Conclusion of the bargaining round in Austrian metalworking crafts sector
Report on the bargaining round in Austrian metalworking crafts sector
Bargaining round in metalworking crafts sector: one guild on the employers side refuses to join in the federally negotiated agreement.
On 19 November our union, the blue collar Metalworking and Textiles Union (GMT) managed to conclude a new collective agreement with the employers in the metalworking crafts sector, covering about 108.000 blue collar workers in nearly 15.000 craft enterprises.
Economic situation:
Economic experts forecast that the global economic boom will gradually spread to the Euro Area and to Austria. As already reported earlier in our report on the bargaing round in metalworking industry, Austrian economy is expected to grow by 1,9 percent (in 2003: 0,7%), the forecast for 2005 is 2,5 percent. In contrast, private household consumption remains subdued, as incomes are lagging behind and energy prices are high. The substantial increase in raw material prices is pushing up inflation: the forecast inflation rate is 2,1 percent for 2004 (in 2003: 1,3 percent). Productivity (GDP per employee) will be slightly rising to 1,2 percent from last year’ s 0,8 percent.
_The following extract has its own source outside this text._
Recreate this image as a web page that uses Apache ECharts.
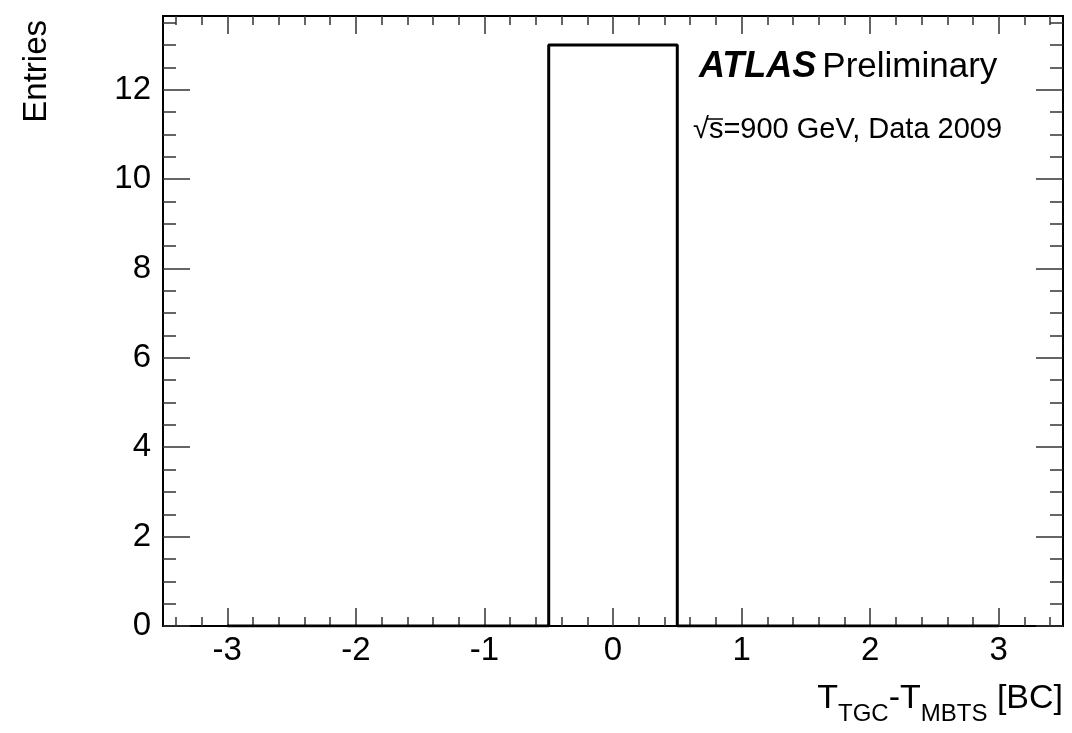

While Austrian manufacturing, in particular, the export orientedmetalworking sector has already been benefiting from first signs of economic upswing, the negotiating team of the employers nevertheless kept arguing that the situation in the metalworking crafts sector is not too rosy. However, our negotiating team relied on our own more optimistic assessment of the situation in the metalworking crafts sector.
Results:
Pay
• Increase in minimum wages by 2,5 percent
• Thus the new minimum wage stands now at € 1.272, 24
• Increase in effective wages by 2,5 percent
• Increase in apprentices’remunerations by 2,5 percent
• Equivalent rise in additional payments and reimbursements of expenses
• The new collective agreement is to take effect from 1 January 2005
By comparison, last year increases in minimum wages by 2,1% and in effective wages by 1,95% were achieved.
Working time
Under the new settlement, the hitherto yearly renegotiated collective agreement on „extended bandwidth“, providing for a flexible distribution of working time between 32 and 45 hours, was prolonged unterminably.
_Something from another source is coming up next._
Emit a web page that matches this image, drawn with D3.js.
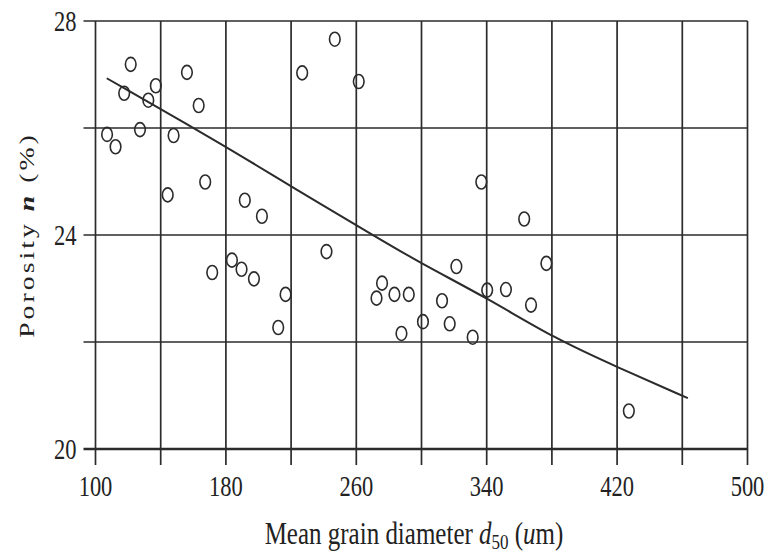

Sectoral coverage still incomplete When the new agreement was signed, three federal guilds of the Austrian Chamber of Economy (WKO hesitated to give their consent to the new sectoral agreement. Meanwhile, two of them, namely the provincial guild of mechatronics in the western province Voralberg and the federal guild of fitters, smiths and agricultural machinery technicians have signalled their willingness to join in the agreement.
Only one guild, the employers of the federal guild of electrical, communication and alarm system technicians, stalls and keeps refusing to accept the new sectoral agreement. As a result, over 31.000 blue collar workers in this subsector are left out in the cold and threatened to be deprived of the already agreed wage increases.
Talks with the federal guild of electrical, communication and alarm system technicians in December In an effort to make sure that all workers in the metalworking crafts sector will be covered by the new agreement, our union fixed a meeting with the employers of the stalling federal guild for 13 December 2004 to bring them in.
Our union has already started to inform works councils in the metalworking crafts sector about the inacceptable situation, surrounding the extension of the new sectoral agreement.
The international department of the GMT will report to you about the outcome of these negotiations.